■ Exercise prompt
Pictures aside, quote the whole listing exactly.

■ Data

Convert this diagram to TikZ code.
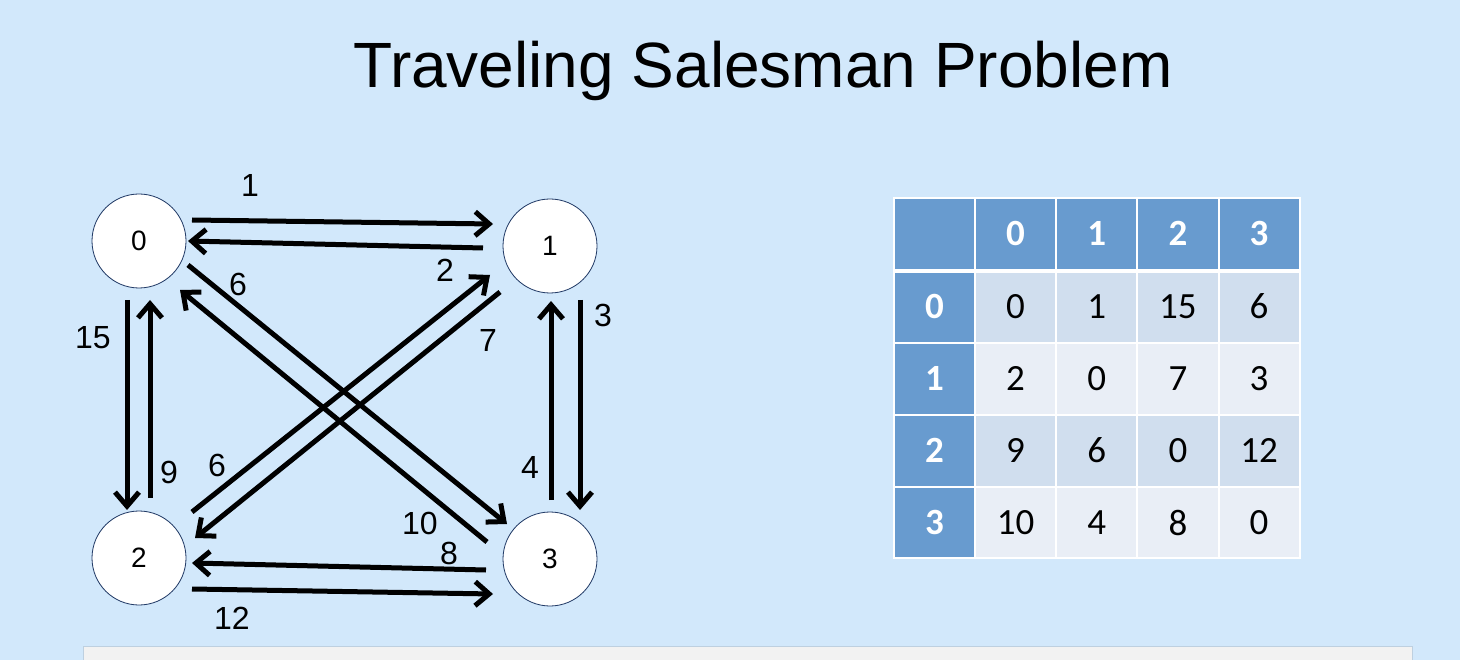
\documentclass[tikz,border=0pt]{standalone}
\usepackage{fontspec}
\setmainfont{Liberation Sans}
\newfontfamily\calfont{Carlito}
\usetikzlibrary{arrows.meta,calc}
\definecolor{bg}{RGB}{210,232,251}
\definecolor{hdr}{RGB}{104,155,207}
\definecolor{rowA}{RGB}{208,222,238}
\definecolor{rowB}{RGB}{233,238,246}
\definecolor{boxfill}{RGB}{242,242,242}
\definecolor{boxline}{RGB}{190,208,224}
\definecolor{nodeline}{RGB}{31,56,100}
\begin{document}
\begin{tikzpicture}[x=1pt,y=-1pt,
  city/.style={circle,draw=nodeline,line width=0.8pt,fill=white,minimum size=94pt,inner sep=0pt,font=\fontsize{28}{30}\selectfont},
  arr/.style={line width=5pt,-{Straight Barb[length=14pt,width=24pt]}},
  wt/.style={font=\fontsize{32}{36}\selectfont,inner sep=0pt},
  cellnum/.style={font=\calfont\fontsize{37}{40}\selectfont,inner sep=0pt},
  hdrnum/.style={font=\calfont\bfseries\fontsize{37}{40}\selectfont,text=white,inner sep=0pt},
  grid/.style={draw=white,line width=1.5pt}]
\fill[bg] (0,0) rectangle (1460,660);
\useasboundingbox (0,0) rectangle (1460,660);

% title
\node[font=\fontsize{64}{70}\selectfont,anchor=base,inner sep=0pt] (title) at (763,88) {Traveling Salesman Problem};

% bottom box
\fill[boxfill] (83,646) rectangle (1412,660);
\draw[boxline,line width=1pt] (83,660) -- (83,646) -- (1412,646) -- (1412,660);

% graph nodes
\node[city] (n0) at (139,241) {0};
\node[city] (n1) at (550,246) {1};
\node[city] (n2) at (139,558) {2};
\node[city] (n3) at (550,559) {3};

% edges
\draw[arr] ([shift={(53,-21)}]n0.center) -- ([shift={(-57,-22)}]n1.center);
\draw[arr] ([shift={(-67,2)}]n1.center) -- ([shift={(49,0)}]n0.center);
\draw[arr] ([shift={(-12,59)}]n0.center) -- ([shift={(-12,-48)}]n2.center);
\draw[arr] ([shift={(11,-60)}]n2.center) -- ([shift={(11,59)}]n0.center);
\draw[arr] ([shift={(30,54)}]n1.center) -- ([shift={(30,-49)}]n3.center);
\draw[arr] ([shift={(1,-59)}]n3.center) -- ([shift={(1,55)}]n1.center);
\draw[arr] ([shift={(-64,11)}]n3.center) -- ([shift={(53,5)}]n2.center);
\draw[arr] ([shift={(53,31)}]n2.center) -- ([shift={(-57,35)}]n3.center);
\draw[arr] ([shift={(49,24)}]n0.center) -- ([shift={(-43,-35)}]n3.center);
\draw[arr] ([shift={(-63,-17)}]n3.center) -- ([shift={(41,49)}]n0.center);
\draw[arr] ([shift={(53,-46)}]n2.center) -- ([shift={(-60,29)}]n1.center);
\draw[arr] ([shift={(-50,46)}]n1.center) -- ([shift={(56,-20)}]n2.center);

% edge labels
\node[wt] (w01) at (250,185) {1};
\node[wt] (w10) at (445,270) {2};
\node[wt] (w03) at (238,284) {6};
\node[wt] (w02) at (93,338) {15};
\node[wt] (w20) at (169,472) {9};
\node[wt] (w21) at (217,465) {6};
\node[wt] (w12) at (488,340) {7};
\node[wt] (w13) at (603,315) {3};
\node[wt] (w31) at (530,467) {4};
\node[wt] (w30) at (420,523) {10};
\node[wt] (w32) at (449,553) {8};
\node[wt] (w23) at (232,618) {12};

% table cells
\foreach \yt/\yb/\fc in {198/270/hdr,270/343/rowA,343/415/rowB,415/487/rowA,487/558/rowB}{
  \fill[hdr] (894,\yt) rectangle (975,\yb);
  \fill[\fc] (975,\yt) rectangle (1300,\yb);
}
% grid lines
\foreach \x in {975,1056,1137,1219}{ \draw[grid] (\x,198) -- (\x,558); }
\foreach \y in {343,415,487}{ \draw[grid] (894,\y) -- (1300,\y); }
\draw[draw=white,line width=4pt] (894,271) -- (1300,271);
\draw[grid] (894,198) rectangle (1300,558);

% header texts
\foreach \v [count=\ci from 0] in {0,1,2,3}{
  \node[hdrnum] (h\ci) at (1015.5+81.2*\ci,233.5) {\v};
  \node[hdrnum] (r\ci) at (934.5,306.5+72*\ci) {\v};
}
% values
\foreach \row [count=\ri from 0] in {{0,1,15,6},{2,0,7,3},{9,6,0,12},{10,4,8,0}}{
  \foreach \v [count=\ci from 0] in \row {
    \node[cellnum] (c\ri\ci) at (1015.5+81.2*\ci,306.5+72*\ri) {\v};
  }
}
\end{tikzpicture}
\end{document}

■ Finished exercise
Convert this diagram to TikZ code.
\documentclass[tikz,border=0pt]{standalone}
\usepackage{fontspec}
\setmainfont{Liberation Sans}
\newfontfamily\calfont{Carlito}
\usetikzlibrary{arrows.meta,calc}
\definecolor{bg}{RGB}{210,232,251}
\definecolor{hdr}{RGB}{104,155,207}
\definecolor{rowA}{RGB}{208,222,238}
\definecolor{rowB}{RGB}{233,238,246}
\definecolor{boxfill}{RGB}{242,242,242}
\definecolor{boxline}{RGB}{190,208,224}
\definecolor{nodeline}{RGB}{31,56,100}
\begin{document}
\begin{tikzpicture}[x=1pt,y=-1pt,
  city/.style={circle,draw=nodeline,line width=0.8pt,fill=white,minimum size=94pt,inner sep=0pt,font=\fontsize{28}{30}\selectfont},
  arr/.style={line width=5pt,-{Straight Barb[length=14pt,width=24pt]}},
  wt/.style={font=\fontsize{32}{36}\selectfont,inner sep=0pt},
  cellnum/.style={font=\calfont\fontsize{37}{40}\selectfont,inner sep=0pt},
  hdrnum/.style={font=\calfont\bfseries\fontsize{37}{40}\selectfont,text=white,inner sep=0pt},
  grid/.style={draw=white,line width=1.5pt}]
\fill[bg] (0,0) rectangle (1460,660);
\useasboundingbox (0,0) rectangle (1460,660);

% title
\node[font=\fontsize{64}{70}\selectfont,anchor=base,inner sep=0pt] (title) at (763,88) {Traveling Salesman Problem};

% bottom box
\fill[boxfill] (83,646) rectangle (1412,660);
\draw[boxline,line width=1pt] (83,660) -- (83,646) -- (1412,646) -- (1412,660);

% graph nodes
\node[city] (n0) at (139,241) {0};
\node[city] (n1) at (550,246) {1};
\node[city] (n2) at (139,558) {2};
\node[city] (n3) at (550,559) {3};

% edges
\draw[arr] ([shift={(53,-21)}]n0.center) -- ([shift={(-57,-22)}]n1.center);
\draw[arr] ([shift={(-67,2)}]n1.center) -- ([shift={(49,0)}]n0.center);
\draw[arr] ([shift={(-12,59)}]n0.center) -- ([shift={(-12,-48)}]n2.center);
\draw[arr] ([shift={(11,-60)}]n2.center) -- ([shift={(11,59)}]n0.center);
\draw[arr] ([shift={(30,54)}]n1.center) -- ([shift={(30,-49)}]n3.center);
\draw[arr] ([shift={(1,-59)}]n3.center) -- ([shift={(1,55)}]n1.center);
\draw[arr] ([shift={(-64,11)}]n3.center) -- ([shift={(53,5)}]n2.center);
\draw[arr] ([shift={(53,31)}]n2.center) -- ([shift={(-57,35)}]n3.center);
\draw[arr] ([shift={(49,24)}]n0.center) -- ([shift={(-43,-35)}]n3.center);
\draw[arr] ([shift={(-63,-17)}]n3.center) -- ([shift={(41,49)}]n0.center);
\draw[arr] ([shift={(53,-46)}]n2.center) -- ([shift={(-60,29)}]n1.center);
\draw[arr] ([shift={(-50,46)}]n1.center) -- ([shift={(56,-20)}]n2.center);

% edge labels
\node[wt] (w01) at (250,185) {1};
\node[wt] (w10) at (445,270) {2};
\node[wt] (w03) at (238,284) {6};
\node[wt] (w02) at (93,338) {15};
\node[wt] (w20) at (169,472) {9};
\node[wt] (w21) at (217,465) {6};
\node[wt] (w12) at (488,340) {7};
\node[wt] (w13) at (603,315) {3};
\node[wt] (w31) at (530,467) {4};
\node[wt] (w30) at (420,523) {10};
\node[wt] (w32) at (449,553) {8};
\node[wt] (w23) at (232,618) {12};

% table cells
\foreach \yt/\yb/\fc in {198/270/hdr,270/343/rowA,343/415/rowB,415/487/rowA,487/558/rowB}{
  \fill[hdr] (894,\yt) rectangle (975,\yb);
  \fill[\fc] (975,\yt) rectangle (1300,\yb);
}
% grid lines
\foreach \x in {975,1056,1137,1219}{ \draw[grid] (\x,198) -- (\x,558); }
\foreach \y in {343,415,487}{ \draw[grid] (894,\y) -- (1300,\y); }
\draw[draw=white,line width=4pt] (894,271) -- (1300,271);
\draw[grid] (894,198) rectangle (1300,558);

% header texts
\foreach \v [count=\ci from 0] in {0,1,2,3}{
  \node[hdrnum] (h\ci) at (1015.5+81.2*\ci,233.5) {\v};
  \node[hdrnum] (r\ci) at (934.5,306.5+72*\ci) {\v};
}
% values
\foreach \row [count=\ri from 0] in {{0,1,15,6},{2,0,7,3},{9,6,0,12},{10,4,8,0}}{
  \foreach \v [count=\ci from 0] in \row {
    \node[cellnum] (c\ri\ci) at (1015.5+81.2*\ci,306.5+72*\ri) {\v};
  }
}
\end{tikzpicture}
\end{document}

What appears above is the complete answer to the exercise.